Puchta membagi pengertian bangsa menjadi dua jenis, yaitu bangsa dalam pengertian etnis yang disebut bangsa alam dan bangsa dalam arti nasional yang merupakan kesatuan organis yang membentuk sebuah negara. Hukum yang sah dimiliki oleh bangsa dalam pengertian nasional (negara), sedangkan bangsa alam hanya memiliki hukum sebagai keyakinan. Keyakinan hukum yang hidup dalam jiwa bangsa harus disahkan melalui kehendak umum masyarakat. Pengesahan hukum tersebut dilakukan dengan cara membentuk undang-undang.

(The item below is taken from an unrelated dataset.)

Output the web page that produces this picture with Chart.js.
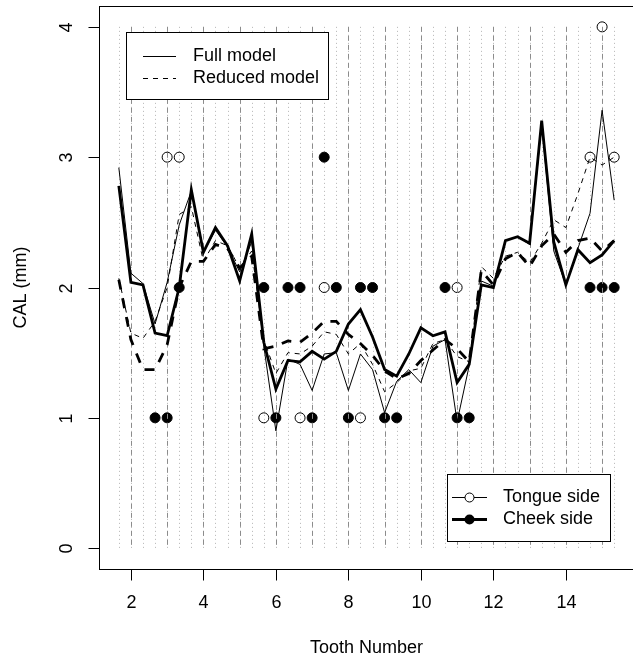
<!DOCTYPE html>
<html>
<head>
<meta charset="utf-8">
<script src="https://cdn.jsdelivr.net/npm/chart.js@4/dist/chart.umd.min.js"></script>
<style>
  html, body { margin: 0; padding: 0; background: #fff; overflow: hidden; }
  #wrap { width: 640px; height: 660px; }
</style>
</head>
<body>
<div id="wrap"><canvas id="grafico" width="640" height="660"></canvas></div>
<script>
// three sites per tooth: mesial, middle, distal
const sitePositions = [
  1.667, 2, 2.333, 2.667, 3, 3.333, 3.667, 4, 4.333, 4.667, 5, 5.333,
  5.667, 6, 6.333, 6.667, 7, 7.333, 7.667, 8, 8.333, 8.667, 9, 9.333,
  9.667, 10, 10.333, 10.667, 11, 11.333, 11.667, 12, 12.333, 12.667, 13, 13.333,
  13.667, 14, 14.333, 14.667, 15, 15.333
];
const teeth = [2, 3, 4, 5, 6, 7, 8, 9, 10, 11, 12, 13, 14, 15];
const xTicks = [2, 4, 6, 8, 10, 12, 14];
const yTicks = [0, 1, 2, 3, 4];

const fullTongue = [
  2.92, 2.11, 2.03,  1.72, 2.04, 2.48,  2.74, 2.27, 2.44,  2.31, 2.12, 2.35,
  1.55, 0.90, 1.45,  1.41, 1.21, 1.49,  1.50, 1.21, 1.49,  1.37, 1.04, 1.28,
  1.37, 1.27, 1.55,  1.60, 0.97, 1.40,  2.05, 2.01, 2.36,  2.39, 2.33, 3.25,
  2.28, 2.02, 2.30,  2.57, 3.36, 2.67
];
const fullCheek = [
  2.78, 2.04, 2.02,  1.65, 1.63, 2.00,  2.75, 2.27, 2.46,  2.32, 2.05, 2.41,
  1.58, 1.22, 1.44,  1.43, 1.51, 1.45,  1.51, 1.72, 1.83,  1.62, 1.37, 1.32,
  1.49, 1.69, 1.63,  1.66, 1.27, 1.41,  2.02, 2.00, 2.36,  2.39, 2.34, 3.28,
  2.35, 2.02, 2.29,  2.19, 2.25, 2.36
];
const reducedTongue = [
  2.07, 1.65, 1.61,  1.74, 2.00, 2.56,  2.62, 2.20, 2.36,  2.32, 2.15, 2.28,
  1.60, 1.34, 1.50,  1.49, 1.55, 1.66,  1.64, 1.49, 1.57,  1.41, 1.20, 1.27,
  1.36, 1.38, 1.57,  1.60, 1.47, 1.43,  2.16, 2.07, 2.24,  2.27, 2.19, 2.34,
  2.52, 2.46, 2.72,  3.00, 2.94, 3.00
];
const reducedCheek = [
  2.06, 1.60, 1.37,  1.37, 1.56, 2.00,  2.20, 2.20, 2.33,  2.30, 2.15, 2.24,
  1.53, 1.55, 1.59,  1.58, 1.65, 1.74,  1.74, 1.64, 1.57,  1.48, 1.36, 1.30,
  1.34, 1.44, 1.52,  1.60, 1.53, 1.43,  2.13, 2.02, 2.22,  2.27, 2.16, 2.32,
  2.41, 2.27, 2.36,  2.38, 2.28, 2.36
];
const tongueObs = [
  null, null, null,  null, 3, 3,  null, null, null,  null, null, null,
  1, null, null,  1, null, 2,  null, null, 1,  null, null, null,
  null, null, null,  null, 2, null,  null, null, null,  null, null, null,
  null, null, null,  3, 4, 3
];
const cheekObs = [
  null, null, null,  1, 1, 2,  null, null, null,  null, null, null,
  2, 1, 2,  2, 1, 3,  2, 1, 2,  2, 1, 1,
  null, null, null,  2, 1, 1,  null, null, null,  null, null, null,
  null, null, null,  2, 2, 2
];

const FONTE = '18px "Liberation Sans", Arial, Helvetica, sans-serif';

function pontos(valores) {
  return sitePositions.map((x, i) => ({ x: x, y: valores[i] }));
}

function verticais(chart, posicoes, cor, tracejado) {
  const ctx = chart.ctx;
  const xs = chart.scales.x, ys = chart.scales.y;
  const y0 = ys.getPixelForValue(0), y4 = ys.getPixelForValue(4);
  ctx.save();
  ctx.lineWidth = 1;
  ctx.strokeStyle = cor;
  ctx.setLineDash(tracejado);
  posicoes.forEach(s => {
    const px = Math.round(xs.getPixelForValue(s)) + 0.5;
    ctx.beginPath(); ctx.moveTo(px, y4); ctx.lineTo(px, y0); ctx.stroke();
  });
  ctx.restore();
}

function linha(ctx, x1, x2, y, largura, tracejado) {
  ctx.save();
  ctx.lineWidth = largura;
  ctx.setLineDash(tracejado);
  ctx.beginPath(); ctx.moveTo(x1, y); ctx.lineTo(x2, y); ctx.stroke();
  ctx.restore();
}

const pluginR = {
  id: 'pluginR',
  beforeDatasetsDraw(chart) {
    verticais(chart, sitePositions, '#b4b4b4', [1, 3]);
  },
  afterDatasetDraw(chart, args) {
    if (args.index === 4) verticais(chart, teeth, '#8c8c8c', [5, 4]);
  },
  afterDraw(chart) {
    const ctx = chart.ctx;
    const a = chart.chartArea;
    const xs = chart.scales.x, ys = chart.scales.y;
    ctx.save();
    ctx.strokeStyle = '#000';
    ctx.fillStyle = '#000';
    ctx.lineWidth = 1;
    ctx.setLineDash([]);
    ctx.strokeRect(Math.round(a.left) + 0.5, Math.round(a.top) + 0.5,
      Math.round(a.right - a.left), Math.round(a.bottom - a.top));

    ctx.font = FONTE;
    ctx.textAlign = 'center';
    ctx.textBaseline = 'middle';
    const base = Math.round(a.bottom) + 0.5;
    xTicks.forEach(t => {
      const px = Math.round(xs.getPixelForValue(t)) + 0.5;
      ctx.beginPath(); ctx.moveTo(px, base); ctx.lineTo(px, base + 11); ctx.stroke();
      ctx.fillText(String(t), px, 603);
    });
    const esq = Math.round(a.left) + 0.5;
    yTicks.forEach(t => {
      const py = Math.round(ys.getPixelForValue(t)) + 0.5;
      ctx.beginPath(); ctx.moveTo(esq, py); ctx.lineTo(esq - 11, py); ctx.stroke();
      ctx.save();
      ctx.translate(67, py);
      ctx.rotate(-Math.PI / 2);
      ctx.fillText(String(t), 0, 0);
      ctx.restore();
    });
    ctx.fillText('Tooth Number', (a.left + a.right) / 2, 648);
    ctx.save();
    ctx.translate(21, (a.top + a.bottom) / 2);
    ctx.rotate(-Math.PI / 2);
    ctx.fillText('CAL (mm)', 0, 0);
    ctx.restore();

    // legenda dos modelos
    ctx.fillStyle = '#fff';
    ctx.fillRect(126, 32, 202, 67);
    ctx.fillStyle = '#000';
    ctx.strokeRect(126.5, 32.5, 202, 67);
    ctx.textAlign = 'left';
    linha(ctx, 143, 176, 56.5, 1, []);
    linha(ctx, 143, 176, 78.5, 1, [5, 5]);
    ctx.fillText('Full model', 193, 56);
    ctx.fillText('Reduced model', 193, 78);

    // legenda dos lados
    ctx.fillStyle = '#fff';
    ctx.fillRect(447, 474, 163, 67);
    ctx.fillStyle = '#000';
    ctx.strokeRect(447.5, 474.5, 163, 67);
    linha(ctx, 452, 487, 497.5, 1, []);
    linha(ctx, 452, 487, 519.5, 2.8, []);
    ctx.fillStyle = '#fff';
    ctx.beginPath(); ctx.arc(469.5, 497.5, 4.5, 0, Math.PI * 2); ctx.fill(); ctx.stroke();
    ctx.fillStyle = '#000';
    ctx.beginPath(); ctx.arc(469.5, 519.5, 5, 0, Math.PI * 2); ctx.fill();
    ctx.fillText('Tongue side', 503, 497);
    ctx.fillText('Cheek side', 503, 519);
    ctx.restore();
  }
};

new Chart(document.getElementById('grafico'), {
  type: 'line',
  data: {
    datasets: [
      { label: 'Full model - tongue', data: pontos(fullTongue), borderColor: '#000',
        borderWidth: 1, pointRadius: 0, tension: 0, fill: false },
      { label: 'Full model - cheek', data: pontos(fullCheek), borderColor: '#000',
        borderWidth: 2.8, pointRadius: 0, tension: 0, fill: false },
      { label: 'Reduced model - tongue', data: pontos(reducedTongue), borderColor: '#000',
        borderWidth: 1, borderDash: [5, 5], pointRadius: 0, tension: 0, fill: false },
      { label: 'Reduced model - cheek', data: pontos(reducedCheek), borderColor: '#000',
        borderWidth: 2.8, borderDash: [10, 9], pointRadius: 0, tension: 0, fill: false },
      { label: 'Tongue side', data: pontos(tongueObs), showLine: false, pointStyle: 'circle',
        pointRadius: 5, pointBorderWidth: 1, pointBorderColor: '#000',
        pointBackgroundColor: 'rgba(0,0,0,0)' },
      { label: 'Cheek side', data: pontos(cheekObs), showLine: false, pointStyle: 'circle',
        pointRadius: 5, pointBorderWidth: 1, pointBorderColor: '#000',
        pointBackgroundColor: '#000' }
    ]
  },
  options: {
    responsive: false,
    animation: false,
    devicePixelRatio: 1,
    layout: { padding: { left: 99, top: 4, right: 4, bottom: 91 } },
    plugins: { legend: { display: false }, tooltip: { enabled: false } },
    scales: {
      x: { type: 'linear', min: 1.12, max: 15.88, display: false },
      y: { type: 'linear', min: -0.16, max: 4.16, display: false }
    }
  },
  plugins: [pluginR]
});
</script>
</body>
</html>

Pemikiran Puchta memiliki kesamaan dengan Teori Absolutisme Negara dan Positivisme Yuridis. Puchta berpandangan bahwa pembentukan hukum dalam suatu negara tidak membuka peluang bagi sumber hukum selain kekuasaan negara, seperti hukum adat dan pemikiran ahli hukum. Praktik hukum dalam adat istiadat bangsa hanya berlaku sebagai hukum sesudah disahkan oleh negara, demikian pula dengan buah pemikiran para ahli hukum memerlukan pengesahan oleh negara agar dapat berlaku sebagai hukum. Di sisi yang lain, pihak yang berkuasa dalam negara tidak membutuhkan dukungan apapun. Ia berhak untuk membentuk undang-undang tanpa memerlukan bantuan para ahli hukum dan tidak perlu menghiraukan apa yang dipraktikkan sebagai adat istiadat.

Henry Summer Maine

Henry Summer Maine merupakan pelopor Mazhab Sejarah di Inggris. Maine mengembangkan pemikiran Savigny melalui studi perbandingan perkembangan lembaga-lembaga hukum yang ada pada masyarakat sederhana dan masyarakat yang telah maju. Penelitiannya membuktikan adanya pola evolusi pada berbagai masyarakat dalam situasi sejarah yang sama.

Referensi

  1. C.S.T. Kansil, 2002, Pengantar Ilmu Hukum, Jakarta: Balai Pustaka.
  2. Darji Darmodiharjo dan Shidarta, 2006, Pokok-Pokok Filsafat Hukum: Apa dan Bagaimana Filsafat Hukum Indonesia, Jakarta: Gramedia Pustaka Utama.
  3. Dewa Gede Sudika Mangku, 2020, Pengantar Ilmu Hukum, Klaten: Lakeisha.